I think I am reading Craig correctly, and I think it is consistent with a traditional understanding of the Holy Spirit’s work of assurance, if I conclude that “assurance” or “certitude” is a gift that increases and becomes more robust as a believer continually follows and worships God and fellowships with Him and with the community of His people. If assurance of faith is an ongoing work of the Spirit with a capacity for expansion throughout the believer’s life, then it is not ever “absolute” at any one point in time. There is always room, to borrow a phrase from the Narnia books, to go “higher up and further in.”

I would also add to Craig’s observation that sin can quench the Spirit’s work of assurance that the believer’s experience of assurance can be muddied by a person’s general emtional makeup, past experiences, and mental illness. A person who was abused as a child, for example, may struggle with the assurance that God loves her as a caring father. Such a person cannot be said to have “absolute” or “perfect” assurance. This does not mean, however, that such a person lacks faith, or that the Holy Sprit’s work of assurance is absent. It simply reflects the brokenness of this life. Perfect peace, rest and assurance ultimately is eschatological. We only taste now what we will one day know. This, I think, relates to C.S. Lewis’ observations about experiences of the numinous, and the beatiful description in the Narnia book “The Last Battle” about how Aslan’s Country seemed somehow more “real” than Narnia or England.

The question of general emotional makeup and mental illness is near to my heart because of my personal experiences with depression, perfectionism and anxiety. Only in recent years have I begun to understand the cycles of depression, worry, and obsessive thinking to which I am prone. Somehow in my younger days I became convinced that unless I possessed absolute intellectual and emotional certainty about my faith, including a clear and unassailable answer to every contended point of faith and doctrine, I was not truly a Christian.

For a person with my emotional tendencies, this was unbearable. I can’t count how many times during my teen years I was “saved.” The state of my soul was no less my overriding preoccupation than it was for Martin Luther before he embraced the docrine of grace. But my anguish wasn’t about whether my works merited God’s favor; perversely, I agonized over whether my faith was adequate.

To this day, I experience periods of trouble and despair over sundry worries, including worries about the validity of my faith. The Black Dog still hunts. Thankfully, they are less frequent than in the past, and God has increasingly provided me with a greater sense of internal assurance about the truth of my faith and the security of my relationship with Him by virtue of His grace. I can say without hesitation that I know the Holy Spirit’s witnesses to my spirit that I belong to God. I have seen God work in and through me in amazing ways. But this has come only through much prayer, counsel, study, and care, and it remains a moment-by-moment and day-by-day process.

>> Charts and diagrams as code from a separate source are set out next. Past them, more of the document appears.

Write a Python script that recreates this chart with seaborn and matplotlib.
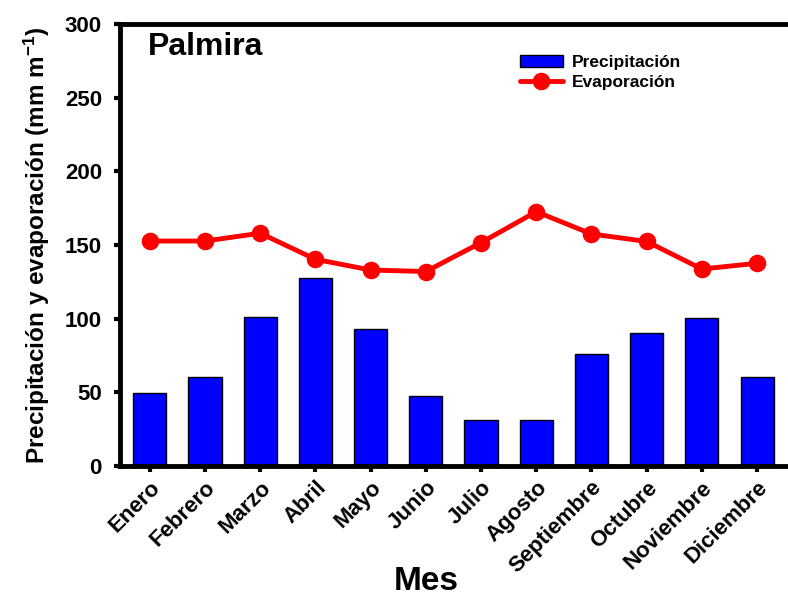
import matplotlib
matplotlib.use("Agg")
import matplotlib.pyplot as plt
import seaborn as sns
import numpy as np
import pandas as pd

meses = ["Enero", "Febrero", "Marzo", "Abril", "Mayo", "Junio", "Julio",
         "Agosto", "Septiembre", "Octubre", "Noviembre", "Diciembre"]
precipitacion = [49.5, 60.6, 101, 127.5, 93.3, 47.2, 31.2, 31.4, 76, 90.6, 100.6, 60.4]
evaporacion = [152.7, 152.7, 158, 140.3, 133, 132, 151.6, 172.6, 157.5, 152.4, 133.7, 137.6]
yticks = [0, 50, 100, 150, 200, 250, 300]

sns.set_style("white")
plt.rcParams['font.family'] = ['Liberation Sans', 'DejaVu Sans']
plt.rcParams['font.weight'] = 'bold'
plt.rcParams['text.color'] = 'black'
plt.rcParams['axes.labelcolor'] = 'black'
plt.rcParams['xtick.color'] = 'black'
plt.rcParams['ytick.color'] = 'black'
plt.rcParams['mathtext.fontset'] = 'custom'
plt.rcParams['mathtext.bf'] = 'Liberation Sans:bold'
plt.rcParams['mathtext.rm'] = 'Liberation Sans:bold'
plt.rcParams['mathtext.default'] = 'bf'

df = pd.DataFrame({"Mes": meses, "Precipitacion": precipitacion, "Evaporacion": evaporacion})

fig = plt.figure(figsize=(7.88, 5.98), dpi=100)
ax = fig.add_axes([120/788, 1-466/598, 1-120/788, (466-24)/598])

sns.barplot(data=df, x="Mes", y="Precipitacion", color="#0000FF", saturation=1,
            edgecolor="black", linewidth=1.0, width=0.6, ax=ax, label="Precipitación")
sns.pointplot(data=df, x="Mes", y="Evaporacion", color="#FF0000", markers="o",
              markersize=10, linewidth=3.5, ax=ax, label="Evaporación")

ax.set_xlim(-0.54, 11.56)
ax.set_ylim(0, 300)
ax.set_yticks(yticks)
ax.set_yticklabels([str(v) for v in yticks], fontsize=16, fontweight='bold', color='black')
ax.set_xticks(range(len(meses)))
ax.set_xticklabels(meses, rotation=45, ha='right', rotation_mode='anchor',
                   fontsize=16, fontweight='bold', color='black')

for s in ['left', 'bottom', 'top']:
    ax.spines[s].set_linewidth(3.5)
    ax.spines[s].set_color('black')
ax.spines['right'].set_visible(False)
ax.tick_params(axis='both', which='both', direction='out', length=4, width=3,
               color='black', left=True, bottom=True)
ax.tick_params(axis='y', pad=9)
ax.tick_params(axis='x', pad=4)

ax.set_ylabel("Precipitación y evaporación (mm m$^{-1}$)", fontsize=17.5,
              fontweight='bold', labelpad=9, color='black')
ax.set_xlabel("")
fig.text(426.5/788, 1-597/598, "Mes", fontsize=24, fontweight='bold',
         ha='center', va='bottom', color='black')

ax.text(0.042, 0.982, "Palmira", transform=ax.transAxes, fontsize=23,
        fontweight='bold', va='top', ha='left', color='black')

handles, labels = ax.get_legend_handles_labels()
order = [labels.index("Precipitación"), labels.index("Evaporación")]
leg = ax.legend([handles[i] for i in order], [labels[i] for i in order],
                loc='upper left', bbox_to_anchor=(0.575, 0.965), frameon=False,
                prop={'weight': 'bold', 'size': 12.5}, handlelength=2.5,
                handletextpad=0.5, labelspacing=0.25)

fig.savefig("out.png", dpi=100)
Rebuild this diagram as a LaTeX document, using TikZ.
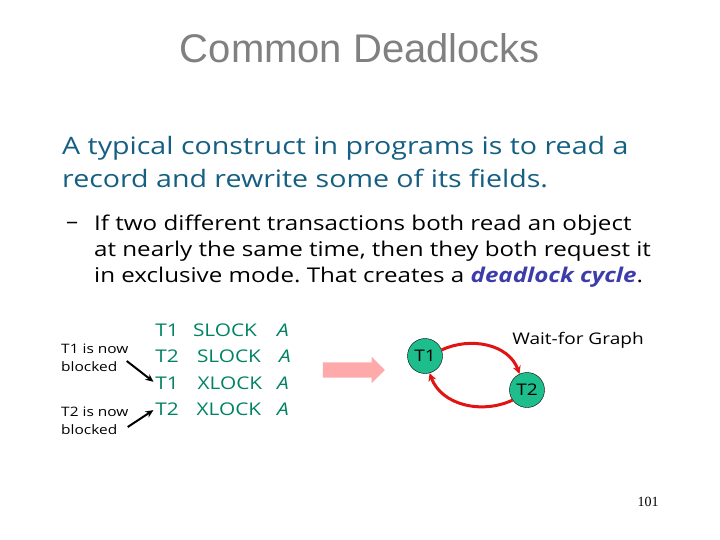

I take great comfort from the fact than many luminaries of the faith (of which I manifestly am not one) have suffered similarly throughout their lives. Indeed, to a greater or lesser extent, I believe this is true of every believer. No one is without any emotional baggage or scars, because we live in a broken world. Some are naturally more confident and self-assured than others, but I believe that anyone who honestly examines himself must admit that is emotions are not an unassailable foundation for anything. Therefore, we should speak of the Holy Spirit’s work of assurance, as we do of other works of the Holy Spirit such as sanctification, as an ongoing process that will be fully realized only when Christ’s Kingdom comes in its fullness. And, therefore, we should not speak of things like “knowledge” or “assurance” as “absolute” or “certain.” Knowledge and assurance are real and present for the believer in this life, but not in the full, absolute, immediate sense that they will be in the Kingdom to come.